Shifty’s Boys
Traduction: Anatole Pons-Reumaux
Les fils de Shifty est le deuxième roman d’une trilogie mettant en scène Mick Hardin, flic dans l’armée, revenant sur ses terres natales, donner un coup de main à sa soeur Linda, sherif de Rocksalt dans le Kentucky dans des affaires de meurtres. Dans Les gens des collines paru en 2022, il revenait en permission et ici, il est de retour en convalescence d’une blessure contractée lors d’une mission en Afghanistan.
On retrouve des personnages déjà rencontrés notamment Shifty, symbole d’un matriarcat assumé dans ces collines appalachiennes, et on fait de nouvelles rencontres. Nul besoin de lire le premier roman pour accrocher immédiatement à une histoire commençant par le meurtre d’un dealer, un des fils de Shifty. Les trois romans débutent de la même manière, le retour de Mick Hardin au cœur d’une situation critique, une série de meurtres à élucider dans l’urgence pour éviter l’embrasement des campagnes.
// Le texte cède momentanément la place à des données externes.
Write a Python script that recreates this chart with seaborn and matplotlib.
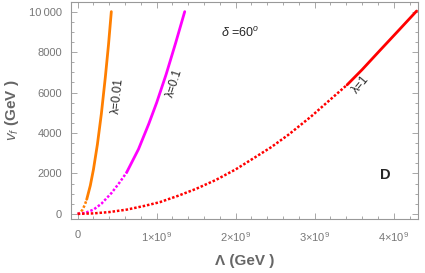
import matplotlib
matplotlib.use("Agg")
import matplotlib.pyplot as plt
import matplotlib.ticker as mticker
import seaborn as sns
import pandas as pd

# Lambda in units of 1e9 GeV, v_f in GeV
lam001_dot_x = [0.0, 0.03, 0.06, 0.09, 0.115]
lam001_dot_y = [0, 50, 200, 440, 720]
lam001_sol_x = [0.115, 0.16, 0.2, 0.25, 0.3, 0.35, 0.39, 0.426]
lam001_sol_y = [720, 1400, 2200, 3440, 4950, 6750, 8350, 10000]

lam01_dot_x = [0.0, 0.1, 0.2, 0.3, 0.43, 0.53, 0.62]
lam01_dot_y = [0, 55, 210, 500, 1040, 1550, 2050]
lam01_sol_x = [0.62, 0.77, 0.9, 1.0, 1.12, 1.24, 1.355]
lam01_sol_y = [2050, 3200, 4450, 5500, 6900, 8450, 10000]

lam1_dot_x = [0.0, 0.2, 0.4, 0.62, 0.85, 1.04, 1.275, 1.5, 1.75, 2.0, 2.23, 2.45, 2.67, 2.95, 3.22, 3.41]
lam1_dot_y = [0, 25, 90, 210, 400, 580, 900, 1240, 1680, 2200, 2760, 3300, 3920, 4800, 5730, 6380]
lam1_sol_x = [3.41, 3.6, 3.83, 4.05, 4.29]
lam1_sol_y = [6380, 7130, 8100, 9020, 10030]

x_ticks = [0, 1, 2, 3, 4]
x_tick_labels = ["0", r"1$\times$10$^{9}$", r"2$\times$10$^{9}$", r"3$\times$10$^{9}$", r"4$\times$10$^{9}$"]
y_ticks = [0, 2000, 4000, 6000, 8000, 10000]
y_tick_labels = ["0", "2000", "4000", "6000", "8000", "10\u2009000"]

sns.set_style("white")
plt.rcParams["font.family"] = ["Liberation Sans", "DejaVu Sans"]
plt.rcParams["mathtext.fontset"] = "custom"
plt.rcParams["mathtext.rm"] = "Liberation Sans"
plt.rcParams["mathtext.it"] = "Liberation Sans:italic"

fig = plt.figure(figsize=(4.25, 2.73), dpi=100)
ax = fig.add_axes([0.166, 0.198, 0.818, 0.795])

series = [
    (lam001_dot_x, lam001_dot_y, "#FF7F00", "dot"),
    (lam001_sol_x, lam001_sol_y, "#FF7F00", "solid"),
    (lam01_dot_x, lam01_dot_y, "#FF00FF", "dot"),
    (lam01_sol_x, lam01_sol_y, "#FF00FF", "solid"),
    (lam1_dot_x, lam1_dot_y, "#FF0000", "dot"),
    (lam1_sol_x, lam1_sol_y, "#FF0000", "solid"),
]
for xs, ys, col, st in series:
    df = pd.DataFrame({"x": xs, "y": ys})
    ls = (0, (1, 0.75)) if st == "dot" else "-"
    lw = 1.8 if st == "dot" else 2.0
    sns.lineplot(data=df, x="x", y="y", ax=ax, color=col, linestyle=ls,
                 linewidth=lw, sort=False, estimator=None)

ax.set_xlim(-0.09, 4.31)
ax.set_ylim(-250, 10480)
ax.set_xticks(x_ticks)
ax.set_xticklabels(x_tick_labels)
ax.set_yticks(y_ticks)
ax.set_yticklabels(y_tick_labels)
ax.xaxis.set_minor_locator(mticker.MultipleLocator(0.2))
ax.yaxis.set_minor_locator(mticker.MultipleLocator(500))

for s in ax.spines.values():
    s.set_color("#999999")
    s.set_linewidth(0.8)
ax.tick_params(which="both", direction="in", bottom=True, left=True, top=True, right=True,
               colors="#999999", labelcolor="#777777", labelsize=8, width=0.6)
ax.tick_params(which="major", length=4, pad=6)
ax.tick_params(axis="x", which="major", pad=8)
ax.tick_params(which="minor", length=2)

ax.set_xlabel("\u039b (GeV )", fontsize=11, fontweight="bold", color="#666666", labelpad=7)
ax.set_ylabel(r"$v_f$ (GeV )", fontsize=11, fontweight="bold", color="#666666", labelpad=6)

ax.text(0.51, 5860, "\u03bb=0.01", rotation=84, fontsize=8.5, ha="center", va="center")
ax.text(1.23, 6480, "\u03bb=0.1", rotation=72, fontsize=8.5, ha="center", va="center")
ax.text(3.58, 6380, "\u03bb=1", rotation=50, fontsize=8.5, ha="center", va="center")
ax.text(2.06, 8950, r"$\delta$ =60$^{o}$", fontsize=9, ha="center", va="center")
ax.text(3.89, 1940, "D", fontsize=10.5, fontweight="bold", ha="center", va="center")

fig.savefig("out.png", dpi=100)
Larry Brown avec le Mississippi, David Joy et Ron Rash avec la Caroline, Daniel Woodrell avec le Missouri, Tom Franklin avec l’Alabama, … nombreux sont les auteurs ricains talentueux à nous raconter leurs campagnes natales, à nous dévoiler les difficultés rencontrées. Il faut donc y ajouter le Kentucky de Chris Offutt immortalisé dans Kentucky straight, recueil de nouvelles méchamment bon de la fin du XXème siècle, devenu culte auprès des amateurs de littérature rurale ricaine. Après une période vierge d’écrits d’une vingtaine d’années consacrée à la participation à des séries TV comme True blood ou Treme, il avait signé son grand retour avec Les nuits appalaches, récompensé en 2020 par le prix Mystère de la critique, auquel nous préférerons toujours le titre original Dark Country définissant parfaitement ce qu’écrit Chris Offutt depuis des années et qu’on trouve dans le magistral Sortis du bois.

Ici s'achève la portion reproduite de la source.